Anyone surprised by the outcome of last week’s union election at the Nissan plant in Canton, Mississippi, hasn’t been paying attention.
To get a sense of how ugly the tenor of the Nissan union vote got, one need only have tuned to WYAB talk radio in central Mississippi, where one caller warned that pro-union Nissan workers would “go right back to” “picking cotton and plowing fields or digging ditches.” Which prompted an enthusiastic “You got that right!” from in-studio.
For months, Nissan workers endured these kinds of racist, ruthless, and often illegal scare tactics. But the reality is, these aren’t isolated or anomalous incidents. We share in the bitter disappointment of the Nissan workers who fought for the freedom to form a union and negotiate a fair return on their work. Nissan’s campaign laid bare, for the pundits and everyone else to see, the abuse and intimidation that workers face every day in communities nationwide.
Now, before you chalk this up as just another blow for a weakened labor movement, or write off organizing efforts in the south, ask yourself this question: If your boss forced anti-union propaganda on you, if you were told you could be fired for siding with the union, and if the company were allowed to get away with this kind of harassment without repercussions, what would you do? The honest answer is, you’d probably vote no. And who would blame you?
Union-busting like this is just the tip of the iceberg, though. The game is rigged in any number of ways – with wealthy corporations employing robber-baron tactics we thought were relegated to the dustbin of history, to rake in more profits while screwing millions of hardworking Americans out of the freedom to earn a decent living that can support a family.
When I was growing up in Cleveland, the major local employers were connected to the community and invested in its people. They were as much a part of the local fabric as the Browns or the Indians. Today, corporations regularly threaten to close up shop and send jobs overseas unless workers accept devastating pay and benefit cuts. Unbelievably, the corporate class has even manipulated the tax laws to reward themselves for running this race to the bottom.
Unions help level the playing field and provide a check on this kind of behavior. They don’t just raise wages; they give workers voice, control and self-determination. Unions elevate labor standards throughout the economy, benefitting non-union members as well. And higher union density correlates with all kinds of positive social outcomes: more robust economic growth, greater educational attainment, higher life expectancy and lower incarceration levels.

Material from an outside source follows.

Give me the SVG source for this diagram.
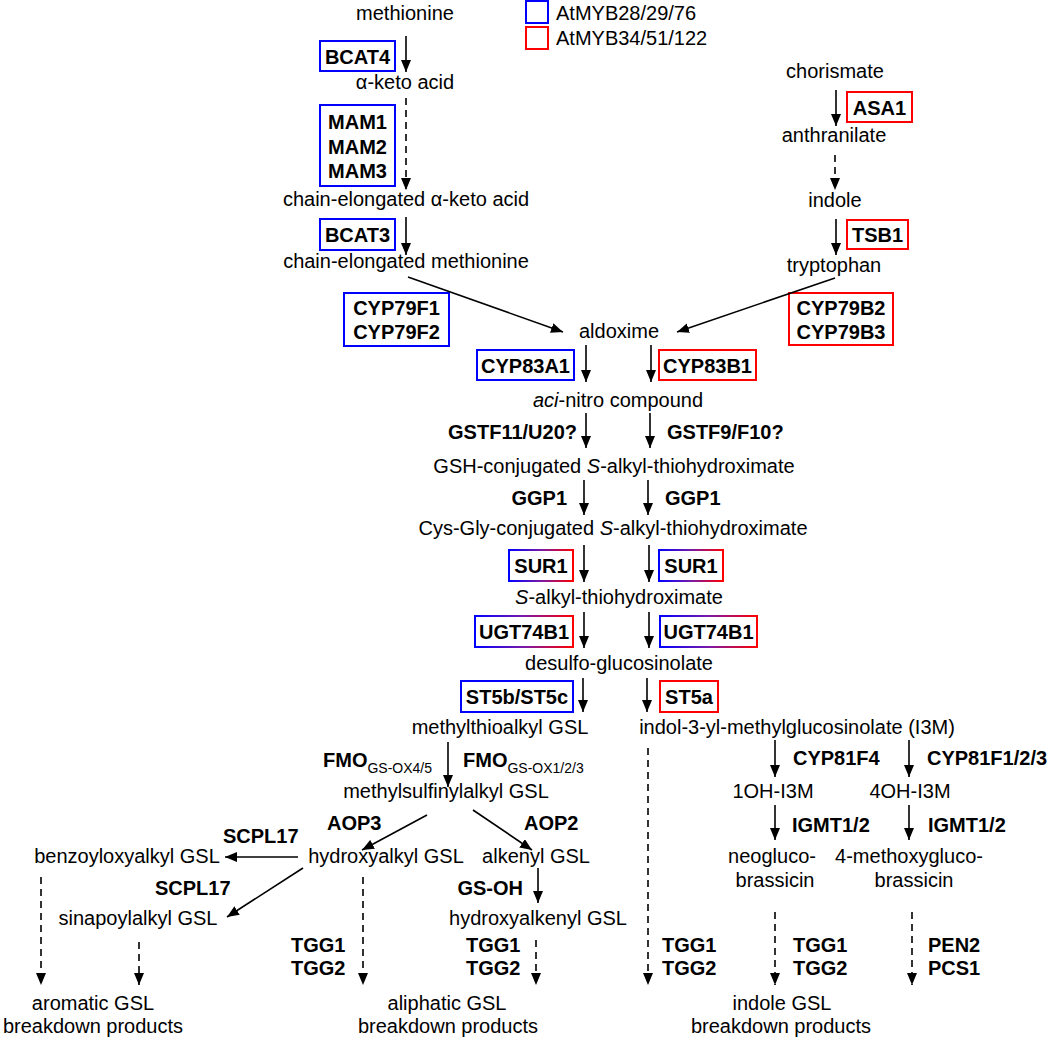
<svg xmlns="http://www.w3.org/2000/svg" width="1050" height="1039" viewBox="0 0 1050 1039">
<defs>
<marker id="ah" viewBox="0 0 12 10" refX="12" refY="5" markerWidth="12" markerHeight="10" markerUnits="userSpaceOnUse" orient="auto">
<path d="M0,0 L12,5 L0,10 z" fill="#000"/>
</marker>
<linearGradient id="br" x1="0" y1="0" x2="1" y2="0">
<stop offset="0" stop-color="#0000ff"/>
<stop offset="0.5" stop-color="#7a1aa8"/>
<stop offset="1" stop-color="#ff0000"/>
</linearGradient>
<style>
text{font-family:"Liberation Sans",Arial,sans-serif;font-size:20px;fill:#000}
.m{text-anchor:middle}
.b{font-weight:bold}
.e{text-anchor:end}
.bb{fill:none;stroke:#0000ff;stroke-width:2}
.rb{fill:none;stroke:#ff0000;stroke-width:2}
.gb{fill:none;stroke:url(#br);stroke-width:2}
.s{font-size:14px;font-weight:normal}
.c line{stroke:#000;stroke-width:1.6;marker-end:url(#ah)}
.c line.d{stroke-dasharray:7,5}
</style>
</defs>
<rect width="1050" height="1039" fill="#fff"/>

<g id="legend">
<rect class="bb" x="526" y="1" width="22" height="22"/>
<text x="556" y="20">AtMYB28/29/76</text>
<rect class="rb" x="526" y="27" width="22" height="22"/>
<text x="556" y="45">AtMYB34/51/122</text>
</g>

<g id="methionine"><text class="m" x="405" y="20">methionine</text></g>
<g id="alpha-keto-acid"><text class="m" x="405" y="89">α-keto acid</text></g>
<g id="chain-elongated-keto-acid"><text class="m" x="406" y="206">chain-elongated α-keto acid</text></g>
<g id="chain-elongated-methionine"><text class="m" x="406" y="268">chain-elongated methionine</text></g>
<g id="chorismate"><text class="m" x="835" y="78">chorismate</text></g>
<g id="anthranilate"><text class="m" x="834" y="142">anthranilate</text></g>
<g id="indole"><text class="m" x="835" y="207">indole</text></g>
<g id="tryptophan"><text class="m" x="834" y="272">tryptophan</text></g>
<g id="aldoxime"><text class="m" x="619" y="338">aldoxime</text></g>
<g id="aci-nitro"><text class="m" x="618" y="407"><tspan font-style="italic">aci</tspan>-nitro compound</text></g>
<g id="gsh-conj"><text class="m" x="614" y="473">GSH-conjugated <tspan font-style="italic">S</tspan>-alkyl-thiohydroximate</text></g>
<g id="cysgly-conj"><text class="m" x="613" y="535">Cys-Gly-conjugated <tspan font-style="italic">S</tspan>-alkyl-thiohydroximate</text></g>
<g id="s-alkyl"><text class="m" x="619" y="604"><tspan font-style="italic">S</tspan>-alkyl-thiohydroximate</text></g>
<g id="desulfo"><text class="m" x="619" y="670">desulfo-glucosinolate</text></g>
<g id="methylthioalkyl"><text class="m" x="500" y="734">methylthioalkyl GSL</text></g>
<g id="i3m"><text class="m" x="797" y="734">indol-3-yl-methylglucosinolate (I3M)</text></g>
<g id="methylsulfinylalkyl"><text class="m" x="446" y="798">methylsulfinylalkyl GSL</text></g>
<g id="benzoyloxyalkyl"><text class="m" x="127" y="863">benzoyloxyalkyl GSL</text></g>
<g id="hydroxyalkyl"><text class="m" x="386" y="863">hydroxyalkyl GSL</text></g>
<g id="alkenyl"><text class="m" x="536" y="863">alkenyl GSL</text></g>
<g id="sinapoylalkyl"><text class="m" x="138" y="925">sinapoylalkyl GSL</text></g>
<g id="hydroxyalkenyl"><text class="m" x="538" y="925">hydroxyalkenyl GSL</text></g>
<g id="oh1-i3m"><text class="m" x="773" y="798">1OH-I3M</text></g>
<g id="oh4-i3m"><text class="m" x="910" y="798">4OH-I3M</text></g>
<g id="neoglucobrassicin"><text class="m" x="772" y="863">neogluco-</text><text class="m" x="775" y="887">brassicin</text></g>
<g id="methoxyglucobrassicin"><text class="m" x="909" y="863">4-methoxygluco-</text><text class="m" x="914" y="887">brassicin</text></g>
<g id="aromatic-products"><text class="m" x="93" y="1010">aromatic GSL</text><text class="m" x="93" y="1033">breakdown products</text></g>
<g id="aliphatic-products"><text class="m" x="447" y="1010">aliphatic GSL</text><text class="m" x="448" y="1033">breakdown products</text></g>
<g id="indole-products"><text class="m" x="782" y="1010">indole GSL</text><text class="m" x="781" y="1033">breakdown products</text></g>

<g id="bcat4"><rect class="bb" x="320" y="41" width="75" height="30"/><text class="m b" x="357.5" y="64">BCAT4</text></g>
<g id="mam"><rect class="bb" x="320" y="105" width="75" height="81"/><text class="m b" x="357.5" y="129">MAM1</text><text class="m b" x="357.5" y="154">MAM2</text><text class="m b" x="357.5" y="178">MAM3</text></g>
<g id="bcat3"><rect class="bb" x="320" y="219" width="75" height="31"/><text class="m b" x="357.5" y="242">BCAT3</text></g>
<g id="asa1"><rect class="rb" x="847" y="92" width="65" height="30"/><text class="m b" x="879.5" y="115">ASA1</text></g>
<g id="tsb1"><rect class="rb" x="847" y="220" width="61" height="29"/><text class="m b" x="877.5" y="242">TSB1</text></g>
<g id="cyp79f"><rect class="bb" x="344" y="293" width="105" height="53"/><text class="m b" x="396.5" y="315">CYP79F1</text><text class="m b" x="396.5" y="339">CYP79F2</text></g>
<g id="cyp79b"><rect class="rb" x="789" y="293" width="104" height="52"/><text class="m b" x="841" y="315">CYP79B2</text><text class="m b" x="841" y="339">CYP79B3</text></g>
<g id="cyp83a1"><rect class="bb" x="477" y="350" width="97" height="30"/><text class="m b" x="525.5" y="373">CYP83A1</text></g>
<g id="cyp83b1"><rect class="rb" x="659" y="350" width="97" height="30"/><text class="m b" x="707.5" y="373">CYP83B1</text></g>
<g id="gstf-left"><text class="e b" x="577" y="439">GSTF11/U20?</text></g>
<g id="gstf-right"><text class="b" x="667" y="439">GSTF9/F10?</text></g>
<g id="ggp1-left"><text class="e b" x="567" y="505">GGP1</text></g>
<g id="ggp1-right"><text class="b" x="665" y="505">GGP1</text></g>
<g id="sur1-left"><rect class="gb" x="509" y="550" width="64" height="31"/><text class="m b" x="541" y="573">SUR1</text></g>
<g id="sur1-right"><rect class="gb" x="659" y="550" width="64" height="31"/><text class="m b" x="691" y="573">SUR1</text></g>
<g id="ugt-left"><rect class="gb" x="475" y="616" width="98" height="31"/><text class="m b" x="524" y="639">UGT74B1</text></g>
<g id="ugt-right"><rect class="gb" x="660" y="616" width="97" height="31"/><text class="m b" x="708.5" y="639">UGT74B1</text></g>
<g id="st5bc"><rect class="bb" x="461" y="681" width="112" height="31"/><text class="m b" x="517" y="704">ST5b/ST5c</text></g>
<g id="st5a"><rect class="rb" x="660" y="681" width="58" height="31"/><text class="m b" x="689" y="704">ST5a</text></g>
<g id="fmo-left"><text class="b" x="323" y="767">FMO<tspan class="s" dy="6">GS-OX4/5</tspan></text></g>
<g id="fmo-right"><text class="b" x="463" y="767">FMO<tspan class="s" dy="6">GS-OX1/2/3</tspan></text></g>
<g id="aop3"><text class="b" x="327" y="830">AOP3</text></g>
<g id="aop2"><text class="b" x="524" y="830">AOP2</text></g>
<g id="scpl17-a"><text class="b" x="223" y="843">SCPL17</text></g>
<g id="scpl17-b"><text class="b" x="155" y="895">SCPL17</text></g>
<g id="gs-oh"><text class="e b" x="523" y="895">GS-OH</text></g>
<g id="tgg-a"><text class="b" x="291" y="952">TGG1</text><text class="b" x="291" y="975">TGG2</text></g>
<g id="tgg-b"><text class="b" x="466" y="952">TGG1</text><text class="b" x="466" y="975">TGG2</text></g>
<g id="tgg-c"><text class="b" x="662" y="952">TGG1</text><text class="b" x="662" y="975">TGG2</text></g>
<g id="tgg-d"><text class="b" x="793" y="952">TGG1</text><text class="b" x="793" y="975">TGG2</text></g>
<g id="pen2-pcs1"><text class="b" x="928" y="952">PEN2</text><text class="b" x="928" y="975">PCS1</text></g>
<g id="cyp81f4"><text class="b" x="793" y="765">CYP81F4</text></g>
<g id="cyp81f123"><text class="b" x="927" y="765">CYP81F1/2/3</text></g>
<g id="igmt-a"><text class="b" x="792" y="832">IGMT1/2</text></g>
<g id="igmt-b"><text class="b" x="928" y="832">IGMT1/2</text></g>

<g id="connectors" class="c">
<line x1="406" y1="36" x2="406" y2="72"/>
<line class="d" x1="406" y1="98" x2="406" y2="190"/>
<line x1="406" y1="217" x2="406" y2="255"/>
<line x1="836" y1="90" x2="836" y2="126"/>
<line class="d" x1="835" y1="155" x2="835" y2="190"/>
<line x1="836" y1="219" x2="836" y2="255"/>
<line x1="408" y1="277" x2="563" y2="332"/>
<line x1="835" y1="278" x2="677" y2="332"/>
<line x1="586" y1="345" x2="586" y2="382"/>
<line x1="651" y1="345" x2="651" y2="382"/>
<line x1="586" y1="413" x2="586" y2="448"/>
<line x1="650" y1="413" x2="650" y2="448"/>
<line x1="584" y1="480" x2="584" y2="515"/>
<line x1="648" y1="480" x2="648" y2="515"/>
<line x1="584" y1="545" x2="584" y2="582"/>
<line x1="649" y1="545" x2="649" y2="582"/>
<line x1="584" y1="612" x2="584" y2="648"/>
<line x1="649" y1="612" x2="649" y2="648"/>
<line x1="583" y1="678" x2="583" y2="712"/>
<line x1="647" y1="678" x2="647" y2="712"/>
<line x1="448" y1="742" x2="448" y2="787"/>
<line x1="427" y1="815" x2="362" y2="850"/>
<line x1="473" y1="810" x2="532" y2="850"/>
<line x1="298" y1="857" x2="225" y2="857"/>
<line x1="303" y1="868" x2="227" y2="917"/>
<line x1="538" y1="868" x2="538" y2="903"/>
<line x1="775" y1="740" x2="775" y2="777"/>
<line x1="909" y1="740" x2="909" y2="777"/>
<line x1="775" y1="805" x2="775" y2="840"/>
<line x1="909" y1="805" x2="909" y2="840"/>
<line class="d" x1="648" y1="748" x2="648" y2="985"/>
<line class="d" x1="41" y1="877" x2="41" y2="985"/>
<line class="d" x1="139" y1="942" x2="139" y2="985"/>
<line class="d" x1="363" y1="877" x2="363" y2="985"/>
<line class="d" x1="536" y1="940" x2="536" y2="985"/>
<line class="d" x1="775" y1="912" x2="775" y2="985"/>
<line class="d" x1="912" y1="912" x2="912" y2="985"/>
</g>
</svg>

But union membership has dramatically declined in recent decades, in large measure because employers like Nissan have become increasingly shameless and dishonest about demonizing unions, making organizing as difficult as possible. They can’t win a fair fight, so they play dirty instead.
More and more, we’re seeing the same thing from our elected officials too. Illinois state employees face regular harassment from the state’s billionaire governor, Bruce Rauner. In Iowa, former Gov. Terry Branstad recently signed a new law gutting collective bargaining rights for public service workers.
And now comes an even more daunting threat, as the Supreme Court is considering hearing a case, Janus v. AFSCME, that could impose so-called right-to-work nationwide in the public sector.
What’s at stake is the freedom of working people – the freedom to stand together, to build power in numbers, to negotiate their fair share of the value they help create. Millionaires and the CEO class want to chip away at those freedoms by any means necessary. For their part, politicians can no longer avoid picking a side; if they consider themselves champions of working people, they must stand up and speak out in defense of our freedom.
It’s time to un-rig the rules against working people, and that means organizing around a fundamental truth: Unions are the key to better pay, health care and retirement security; and working people must have the freedom to choose for themselves – without intimidation from the boss – whether to organize one or not.